WHAT TO DO: Write the lines out again, from the top of the material to the line containing "import * as d3 from 'd3';", pictures excluded.

+++

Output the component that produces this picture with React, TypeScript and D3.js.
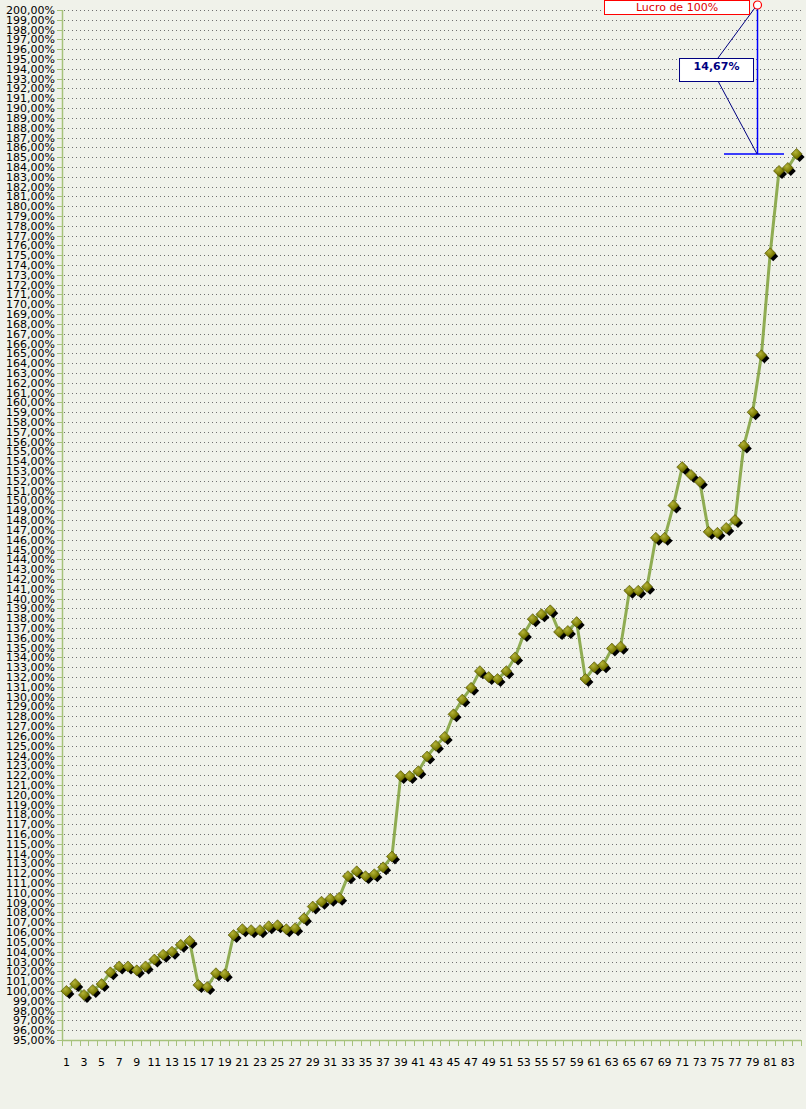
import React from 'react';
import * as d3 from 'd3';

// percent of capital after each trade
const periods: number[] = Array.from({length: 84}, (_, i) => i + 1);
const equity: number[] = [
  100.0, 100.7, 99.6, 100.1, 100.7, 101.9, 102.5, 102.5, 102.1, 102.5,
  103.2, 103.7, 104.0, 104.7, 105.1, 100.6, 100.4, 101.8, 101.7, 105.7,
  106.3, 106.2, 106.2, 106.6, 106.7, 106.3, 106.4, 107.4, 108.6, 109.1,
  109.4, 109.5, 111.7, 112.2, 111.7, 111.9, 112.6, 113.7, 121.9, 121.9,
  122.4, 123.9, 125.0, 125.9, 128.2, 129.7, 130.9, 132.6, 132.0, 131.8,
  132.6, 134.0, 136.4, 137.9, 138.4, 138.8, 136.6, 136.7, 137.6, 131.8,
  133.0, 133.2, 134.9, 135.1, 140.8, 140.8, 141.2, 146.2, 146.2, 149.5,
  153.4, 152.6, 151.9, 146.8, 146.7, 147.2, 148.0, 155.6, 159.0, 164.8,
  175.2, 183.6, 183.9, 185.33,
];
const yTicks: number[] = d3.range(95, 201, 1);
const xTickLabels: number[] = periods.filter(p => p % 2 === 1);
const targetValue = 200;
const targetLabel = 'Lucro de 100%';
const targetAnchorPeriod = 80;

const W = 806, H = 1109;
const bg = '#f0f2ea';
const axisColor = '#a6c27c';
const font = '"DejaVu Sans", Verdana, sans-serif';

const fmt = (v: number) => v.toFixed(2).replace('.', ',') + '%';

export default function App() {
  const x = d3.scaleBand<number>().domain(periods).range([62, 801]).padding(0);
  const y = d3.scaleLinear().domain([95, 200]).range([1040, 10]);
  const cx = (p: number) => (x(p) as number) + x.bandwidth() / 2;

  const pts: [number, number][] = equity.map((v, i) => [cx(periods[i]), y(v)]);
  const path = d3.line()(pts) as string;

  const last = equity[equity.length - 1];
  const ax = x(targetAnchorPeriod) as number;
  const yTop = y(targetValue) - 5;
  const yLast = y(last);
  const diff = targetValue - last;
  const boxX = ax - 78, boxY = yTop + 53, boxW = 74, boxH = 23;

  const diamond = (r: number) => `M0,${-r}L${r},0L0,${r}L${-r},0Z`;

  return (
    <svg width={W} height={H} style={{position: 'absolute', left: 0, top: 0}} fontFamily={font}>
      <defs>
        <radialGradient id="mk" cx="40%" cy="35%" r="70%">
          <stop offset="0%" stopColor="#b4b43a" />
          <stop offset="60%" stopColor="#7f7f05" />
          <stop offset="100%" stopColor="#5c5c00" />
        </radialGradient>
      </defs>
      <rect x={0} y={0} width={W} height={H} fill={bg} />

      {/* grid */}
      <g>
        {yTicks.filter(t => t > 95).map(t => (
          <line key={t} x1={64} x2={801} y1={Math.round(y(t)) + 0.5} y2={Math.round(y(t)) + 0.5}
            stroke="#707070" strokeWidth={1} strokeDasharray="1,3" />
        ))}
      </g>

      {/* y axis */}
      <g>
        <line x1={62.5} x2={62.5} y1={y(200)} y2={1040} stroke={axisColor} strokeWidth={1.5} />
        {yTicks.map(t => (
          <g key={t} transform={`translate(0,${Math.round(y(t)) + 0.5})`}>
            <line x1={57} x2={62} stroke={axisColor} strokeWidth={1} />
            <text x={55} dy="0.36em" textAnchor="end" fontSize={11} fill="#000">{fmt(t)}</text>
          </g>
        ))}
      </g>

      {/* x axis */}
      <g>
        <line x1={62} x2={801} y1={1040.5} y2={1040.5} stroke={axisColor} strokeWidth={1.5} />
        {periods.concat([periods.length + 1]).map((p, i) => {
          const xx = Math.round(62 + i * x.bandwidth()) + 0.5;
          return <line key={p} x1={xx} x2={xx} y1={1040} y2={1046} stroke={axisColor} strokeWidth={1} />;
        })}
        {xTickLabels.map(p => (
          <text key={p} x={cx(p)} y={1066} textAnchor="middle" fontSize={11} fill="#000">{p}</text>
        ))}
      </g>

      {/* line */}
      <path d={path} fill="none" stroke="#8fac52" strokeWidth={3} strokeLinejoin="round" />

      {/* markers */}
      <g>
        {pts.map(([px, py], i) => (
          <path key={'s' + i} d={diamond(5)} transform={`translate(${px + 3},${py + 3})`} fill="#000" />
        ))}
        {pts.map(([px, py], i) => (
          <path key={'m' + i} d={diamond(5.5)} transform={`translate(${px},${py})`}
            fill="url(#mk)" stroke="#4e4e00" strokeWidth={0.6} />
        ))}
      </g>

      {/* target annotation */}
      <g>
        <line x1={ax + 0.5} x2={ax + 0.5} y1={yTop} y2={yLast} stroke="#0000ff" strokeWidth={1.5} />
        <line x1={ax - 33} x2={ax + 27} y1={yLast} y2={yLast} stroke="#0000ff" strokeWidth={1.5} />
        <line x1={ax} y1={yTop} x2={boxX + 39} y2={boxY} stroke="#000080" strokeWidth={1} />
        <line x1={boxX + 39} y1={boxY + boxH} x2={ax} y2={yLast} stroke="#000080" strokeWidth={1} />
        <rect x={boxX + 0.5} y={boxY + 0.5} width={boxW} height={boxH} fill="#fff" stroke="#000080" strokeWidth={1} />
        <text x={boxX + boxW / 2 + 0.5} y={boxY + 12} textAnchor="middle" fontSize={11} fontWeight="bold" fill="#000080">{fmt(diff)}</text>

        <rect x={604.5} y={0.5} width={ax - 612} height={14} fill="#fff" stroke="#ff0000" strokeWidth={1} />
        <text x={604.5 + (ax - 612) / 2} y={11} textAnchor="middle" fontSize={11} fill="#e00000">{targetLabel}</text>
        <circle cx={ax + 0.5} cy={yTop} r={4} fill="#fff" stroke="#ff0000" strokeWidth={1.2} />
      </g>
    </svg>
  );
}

+++

THE RESPONSE:
Output the component that produces this picture with React, TypeScript and D3.js.
import React from 'react';
import * as d3 from 'd3';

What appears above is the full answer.